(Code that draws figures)
────

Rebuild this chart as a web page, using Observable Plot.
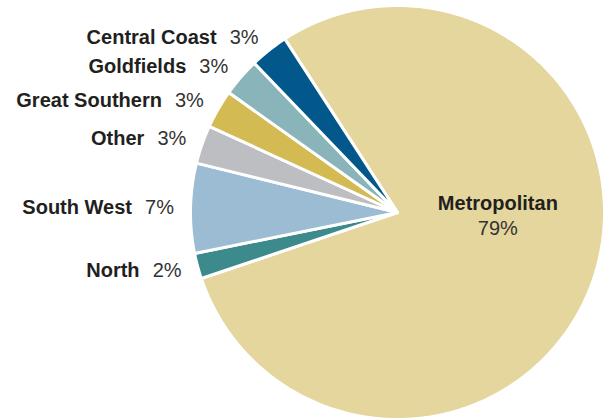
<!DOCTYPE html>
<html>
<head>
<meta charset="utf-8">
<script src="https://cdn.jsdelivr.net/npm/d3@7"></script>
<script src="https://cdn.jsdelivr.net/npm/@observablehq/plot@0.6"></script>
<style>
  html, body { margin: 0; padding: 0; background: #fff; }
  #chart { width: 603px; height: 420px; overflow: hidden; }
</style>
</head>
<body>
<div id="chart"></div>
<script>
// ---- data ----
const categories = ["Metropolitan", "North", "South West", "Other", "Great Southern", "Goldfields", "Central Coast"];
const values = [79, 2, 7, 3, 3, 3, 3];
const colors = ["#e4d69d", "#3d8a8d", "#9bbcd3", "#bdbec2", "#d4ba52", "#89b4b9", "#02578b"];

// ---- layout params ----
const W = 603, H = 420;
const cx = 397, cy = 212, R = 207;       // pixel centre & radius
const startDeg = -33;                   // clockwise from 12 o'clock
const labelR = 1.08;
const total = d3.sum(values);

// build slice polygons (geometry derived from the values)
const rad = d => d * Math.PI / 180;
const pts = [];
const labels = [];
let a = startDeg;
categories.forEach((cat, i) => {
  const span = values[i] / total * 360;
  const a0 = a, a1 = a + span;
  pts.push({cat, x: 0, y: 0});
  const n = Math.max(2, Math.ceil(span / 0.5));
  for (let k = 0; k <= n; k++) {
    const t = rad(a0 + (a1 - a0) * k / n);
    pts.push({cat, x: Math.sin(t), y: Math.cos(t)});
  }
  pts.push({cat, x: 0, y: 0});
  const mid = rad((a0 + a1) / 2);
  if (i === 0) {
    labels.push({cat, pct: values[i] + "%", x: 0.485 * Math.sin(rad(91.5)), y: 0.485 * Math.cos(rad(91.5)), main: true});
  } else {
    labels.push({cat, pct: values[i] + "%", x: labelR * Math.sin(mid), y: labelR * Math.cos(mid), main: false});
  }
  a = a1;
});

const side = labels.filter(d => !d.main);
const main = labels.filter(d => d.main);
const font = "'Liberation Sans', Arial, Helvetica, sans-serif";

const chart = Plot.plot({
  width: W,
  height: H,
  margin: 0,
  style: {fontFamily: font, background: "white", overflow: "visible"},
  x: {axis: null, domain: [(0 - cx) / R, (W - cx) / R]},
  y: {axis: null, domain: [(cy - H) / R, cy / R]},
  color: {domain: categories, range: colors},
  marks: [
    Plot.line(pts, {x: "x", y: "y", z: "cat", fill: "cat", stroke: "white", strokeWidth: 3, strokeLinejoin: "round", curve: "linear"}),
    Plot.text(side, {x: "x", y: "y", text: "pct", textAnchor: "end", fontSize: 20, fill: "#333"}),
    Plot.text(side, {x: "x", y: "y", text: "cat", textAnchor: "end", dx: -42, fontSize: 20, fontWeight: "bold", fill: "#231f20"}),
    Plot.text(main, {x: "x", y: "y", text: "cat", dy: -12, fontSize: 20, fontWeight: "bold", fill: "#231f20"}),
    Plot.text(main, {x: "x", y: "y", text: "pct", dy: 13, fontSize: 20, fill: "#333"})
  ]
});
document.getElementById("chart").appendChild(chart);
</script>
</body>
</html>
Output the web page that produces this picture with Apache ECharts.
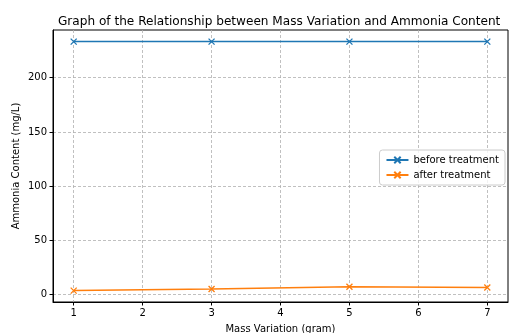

────

TASK DETAILS
Quote all the lines above exactly as given. Do not include the pictures.

THE SOLUTION
Rebuild this chart as a web page, using Observable Plot.
<!DOCTYPE html>
<html>
<head>
<meta charset="utf-8">
<script src="https://cdn.jsdelivr.net/npm/d3@7"></script>
<script src="https://cdn.jsdelivr.net/npm/@observablehq/plot@0.6"></script>
<style>
  html, body { margin: 0; padding: 0; background: #fff; }
  #chart { width: 603px; height: 420px; overflow: hidden; }
</style>
</head>
<body>
<div id="chart"></div>
<script>
// ---- data ----
const categories = ["Metropolitan", "North", "South West", "Other", "Great Southern", "Goldfields", "Central Coast"];
const values = [79, 2, 7, 3, 3, 3, 3];
const colors = ["#e4d69d", "#3d8a8d", "#9bbcd3", "#bdbec2", "#d4ba52", "#89b4b9", "#02578b"];

// ---- layout params ----
const W = 603, H = 420;
const cx = 397, cy = 212, R = 207;       // pixel centre & radius
const startDeg = -33;                   // clockwise from 12 o'clock
const labelR = 1.08;
const total = d3.sum(values);

// build slice polygons (geometry derived from the values)
const rad = d => d * Math.PI / 180;
const pts = [];
const labels = [];
let a = startDeg;
categories.forEach((cat, i) => {
  const span = values[i] / total * 360;
  const a0 = a, a1 = a + span;
  pts.push({cat, x: 0, y: 0});
  const n = Math.max(2, Math.ceil(span / 0.5));
  for (let k = 0; k <= n; k++) {
    const t = rad(a0 + (a1 - a0) * k / n);
    pts.push({cat, x: Math.sin(t), y: Math.cos(t)});
  }
  pts.push({cat, x: 0, y: 0});
  const mid = rad((a0 + a1) / 2);
  if (i === 0) {
    labels.push({cat, pct: values[i] + "%", x: 0.485 * Math.sin(rad(91.5)), y: 0.485 * Math.cos(rad(91.5)), main: true});
  } else {
    labels.push({cat, pct: values[i] + "%", x: labelR * Math.sin(mid), y: labelR * Math.cos(mid), main: false});
  }
  a = a1;
});

const side = labels.filter(d => !d.main);
const main = labels.filter(d => d.main);
const font = "'Liberation Sans', Arial, Helvetica, sans-serif";

const chart = Plot.plot({
  width: W,
  height: H,
  margin: 0,
  style: {fontFamily: font, background: "white", overflow: "visible"},
  x: {axis: null, domain: [(0 - cx) / R, (W - cx) / R]},
  y: {axis: null, domain: [(cy - H) / R, cy / R]},
  color: {domain: categories, range: colors},
  marks: [
    Plot.line(pts, {x: "x", y: "y", z: "cat", fill: "cat", stroke: "white", strokeWidth: 3, strokeLinejoin: "round", curve: "linear"}),
    Plot.text(side, {x: "x", y: "y", text: "pct", textAnchor: "end", fontSize: 20, fill: "#333"}),
    Plot.text(side, {x: "x", y: "y", text: "cat", textAnchor: "end", dx: -42, fontSize: 20, fontWeight: "bold", fill: "#231f20"}),
    Plot.text(main, {x: "x", y: "y", text: "cat", dy: -12, fontSize: 20, fontWeight: "bold", fill: "#231f20"}),
    Plot.text(main, {x: "x", y: "y", text: "pct", dy: 13, fontSize: 20, fill: "#333"})
  ]
});
document.getElementById("chart").appendChild(chart);
</script>
</body>
</html>
Output the web page that produces this picture with Apache ECharts.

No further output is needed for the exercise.